If caught off guard I might mutter something about Old School but having recently gone back to check some old school books, well, it isn't really, but its not Middle or New school either. Its just.. "what I do". So, I decided today to have a "look-see" in an attempt to trace the roots and to take a few shots of today's batch.
My first step was to look through several of my early wargaming books. There, right at the beginning of my wargaming life, was Don Featherstone's 'Battles With Model Soldiers' which taught me to glue a bunch of figures to a stick, something I still do most of the time, as well as teaching me what Jack Scruby called "sloppy undercoat, careful over coat", which is to say, slop on the main colour being more concerned with not missing any spots than with straying over the line. The next colour will take care of the edges when it is carefully applied to the smaller area.
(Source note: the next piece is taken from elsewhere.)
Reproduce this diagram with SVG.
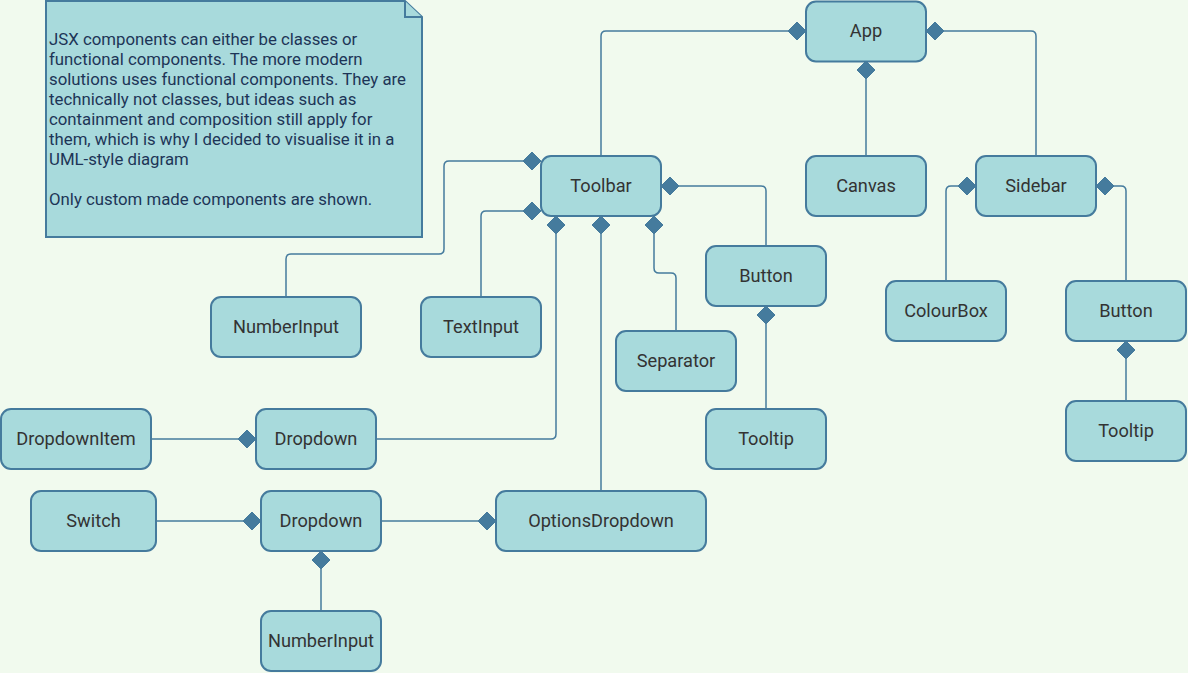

Then I have a vague memory of a Heritage/Hinchliffe catalogue painting guide in the mid-70's which recommended an overall dark wash. I no longer have the catalogue and don't remember exactly what it recommended but it was shortly after my one trip to the UK where I'd had a chance to see Peter Gilder's Huns in action and it was the start of a long habit of burnt umber washes as the last step before varnishing.
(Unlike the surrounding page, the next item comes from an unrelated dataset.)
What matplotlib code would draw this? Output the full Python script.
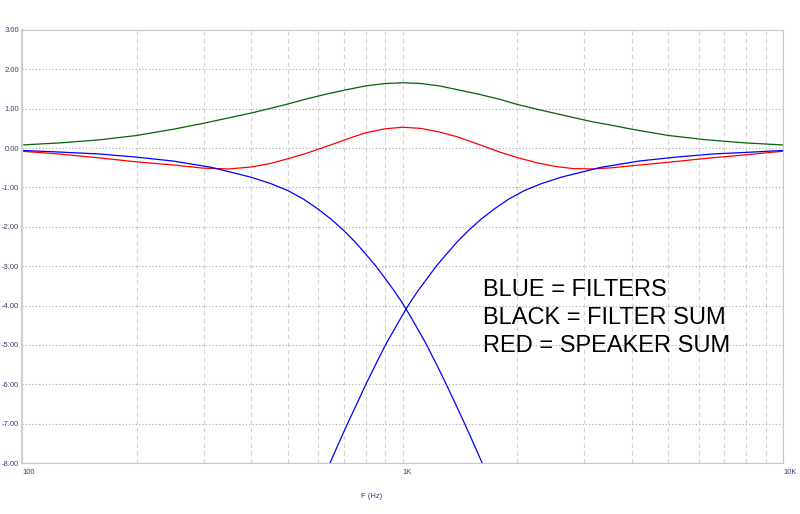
## crossover filter plot
import matplotlib
matplotlib.use('Agg')
import matplotlib.pyplot as plt
from matplotlib.ticker import FixedLocator, NullFormatter

plt.rcParams['font.family'] = ['Liberation Sans', 'DejaVu Sans']

## data (frequency in Hz, level in dB)
lp_freq = [100, 125, 160, 200, 250, 315, 400, 450, 500, 550, 600, 650, 700,
           750, 800, 850, 900, 950, 1000, 1050, 1100, 1150, 1200, 1250, 1300,
           1375, 1450, 1540, 1630]
lp_db = [-0.06, -0.10, -0.15, -0.23, -0.33, -0.49, -0.74, -0.90, -1.08, -1.30,
         -1.55, -1.81, -2.09, -2.38, -2.69, -2.99, -3.31, -3.62, -3.94, -4.28,
         -4.62, -4.95, -5.30, -5.64, -5.98, -6.48, -6.96, -7.52, -8.06]

hp_freq = [641, 678, 720, 760, 803, 836, 870, 908, 950, 995, 1044, 1099, 1161,
           1229, 1306, 1393, 1492, 1607, 1741, 1899, 2089, 2321, 2611, 3316,
           4178, 5222, 6528, 8356, 10000]
hp_db = [-8.06, -7.52, -6.96, -6.48, -5.98, -5.64, -5.30, -4.95, -4.62, -4.28,
         -3.94, -3.62, -3.31, -2.99, -2.69, -2.38, -2.09, -1.81, -1.55, -1.30,
         -1.08, -0.90, -0.74, -0.49, -0.33, -0.23, -0.15, -0.10, -0.06]

sum_freq = [100, 125, 160, 200, 250, 300, 350, 400, 450, 500, 560, 630, 710,
            800, 900, 1000, 1120, 1250, 1400, 1600, 1800, 2000, 2250, 2500,
            2800, 3150, 3550, 4000, 5000, 6300, 8000, 10000]
speaker_sum = [-0.08, -0.15, -0.25, -0.35, -0.43, -0.51, -0.53, -0.48, -0.39,
               -0.27, -0.13, 0.04, 0.22, 0.39, 0.49, 0.53, 0.50, 0.41, 0.28,
               0.08, -0.10, -0.24, -0.37, -0.46, -0.52, -0.53, -0.50, -0.45,
               -0.36, -0.26, -0.17, -0.08]
filter_sum = [0.08, 0.13, 0.21, 0.32, 0.48, 0.63, 0.77, 0.89, 1.01, 1.12, 1.25,
              1.37, 1.48, 1.58, 1.64, 1.66, 1.64, 1.58, 1.48, 1.36, 1.24, 1.11,
              0.99, 0.89, 0.78, 0.67, 0.58, 0.48, 0.32, 0.21, 0.13, 0.08]

x_ticks = [100, 1000, 10000]
x_ticklabels = ['100', '1K', '10K']
y_ticks = [3, 2, 1, 0, -1, -2, -3, -4, -5, -6, -7, -8]

notes = ['BLUE = FILTERS', 'BLACK = FILTER SUM', 'RED = SPEAKER SUM']

## plot
fig = plt.figure(figsize=(8, 5.14), dpi=100)
ax = fig.add_axes([22 / 800, 1 - 463 / 514, 761 / 800, 433 / 514])

ax.plot(sum_freq, filter_sum, color='#006400', lw=0.9)
ax.plot(sum_freq, speaker_sum, color='#ff0000', lw=0.9)
ax.plot(lp_freq, lp_db, color='#0000ff', lw=0.9)
ax.plot(hp_freq, hp_db, color='#0000ff', lw=0.9)

ax.set_xscale('log')
ax.set_xlim(100, 10000)
ax.set_ylim(-8, 3)

ax.xaxis.set_major_locator(FixedLocator(x_ticks))
ax.xaxis.set_minor_locator(FixedLocator(
    [m * d for d in (100, 1000) for m in range(2, 10)]))
ax.xaxis.set_minor_formatter(NullFormatter())
ax.set_xticklabels(x_ticklabels)
ax.set_yticks(y_ticks)
ax.set_yticklabels(['%.2f' % v for v in y_ticks])

tick_col = '#3c3c7a'
ax.tick_params(axis='both', which='both', length=0, labelsize=5.5,
               labelcolor=tick_col)
ax.tick_params(axis='y', pad=2)
ax.tick_params(axis='x', pad=4)
for lab in ax.get_xticklabels():
    lab.set_horizontalalignment('left')

# grid: dotted horizontal, dashed vertical
ax.yaxis.grid(True, color='#a8a8a8', linestyle=(0, (1, 2)), lw=0.8)
ax.xaxis.grid(True, which='both', color='#d4d4d4', linestyle=(0, (4, 3)), lw=0.8)
ax.set_axisbelow(True)

for side in ('top', 'right', 'bottom'):
    ax.spines[side].set_color('#c8c8c8')
    ax.spines[side].set_linewidth(0.8)
ax.spines['left'].set_color('#d0d0d0')
ax.spines['left'].set_linewidth(1.6)

fig.text(372 / 800, 1 - 497 / 514, 'F (Hz)', fontsize=5.5, color=tick_col,
         ha='center', va='center')

for i, t in enumerate(notes):
    ax.text(0.606, (463 - 290 - 28 * i) / 433, t, transform=ax.transAxes,
            fontsize=17, color='black', ha='left', va='center')

fig.savefig('out.png', dpi=100)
But that's about it for wargaming influences. I can remember being impressed by my friend Eric Ritchie's painting 25mm ancients by a series of washes over white, but that's a technique that doesn't allow errors and I'm all about errors and do-overs, so I never got far with it. Similarly I tried black under coat and building up solid colours to build depth in the 80's but though I was happy enough with a few characters and a few units in both 15mm and 25mm, I found the process tedious and the end product still felt dark to me no matter how bright the highlights might be. I went back to my old ways.
|Sloppy main colour over white craft acrylic paint used as primer.|
I still have my battered copy of Peter Blum's "Model Soldier Manual" from the early 70's. Although I haven't looked at the booklet much in decades, that's because the basics were well absorbed. While I don't attempt the sort of detail that a teen age me attempted on 54's, and don't do as much shading and highlighting as I used to do even 10 years ago, the basics of my technique are all there, white undercoat, base colours then shading blended in .
The final influence was much more recent but just as important, Shep Paine's "Making and Painting Scale Figures". At least it feels very recent but it would appear that 25 or so years have slipped past since I picked up a copy. How did that happen?
Anyway, there was nothing really new about painting in it really, it was from his sculpting tips that I learned the most. He did have several observations on shading that went a level up from Peter Blum and he commented on the advantages of separate washes for different parts of Wargame figures instead of a single dark wash. As he points out it is a quick technique so doing several doesn't take up a lot more time but it really improves the look when wash style shading ties in with the colour being shaded. He was right. So, for this lot the flesh was shaded with a very thin flesh + burnt sienna, the coat with a red+burnt umber, etc. Not washes though, these craft paints don't run well enough without an additive so I use older techniques of applying a dark shade then adding a bit of water and running the edges out a bit to blend them in with the base.
|Shaded, glossed, and fallen in with the first batch of recruits.|
It sounds odd but I've been taught the same thing in drawing with a pencil. In other words, if you are looking at your brush tip, its too late, its already there and left paint behind. If you look a little bit ahead of the brush to where you want it to go and trust yourself, your hand and eye will guide the brush from where it is to where you want it to go leaving a line behind it, just where you wanted it and less halting and wavy that if you'd been looking at it. But you need to keep moving your focus point as the brush moves until you reach the end. I still catch myself NOT doing it and have to correct myself.
Never to late to learn and experiment.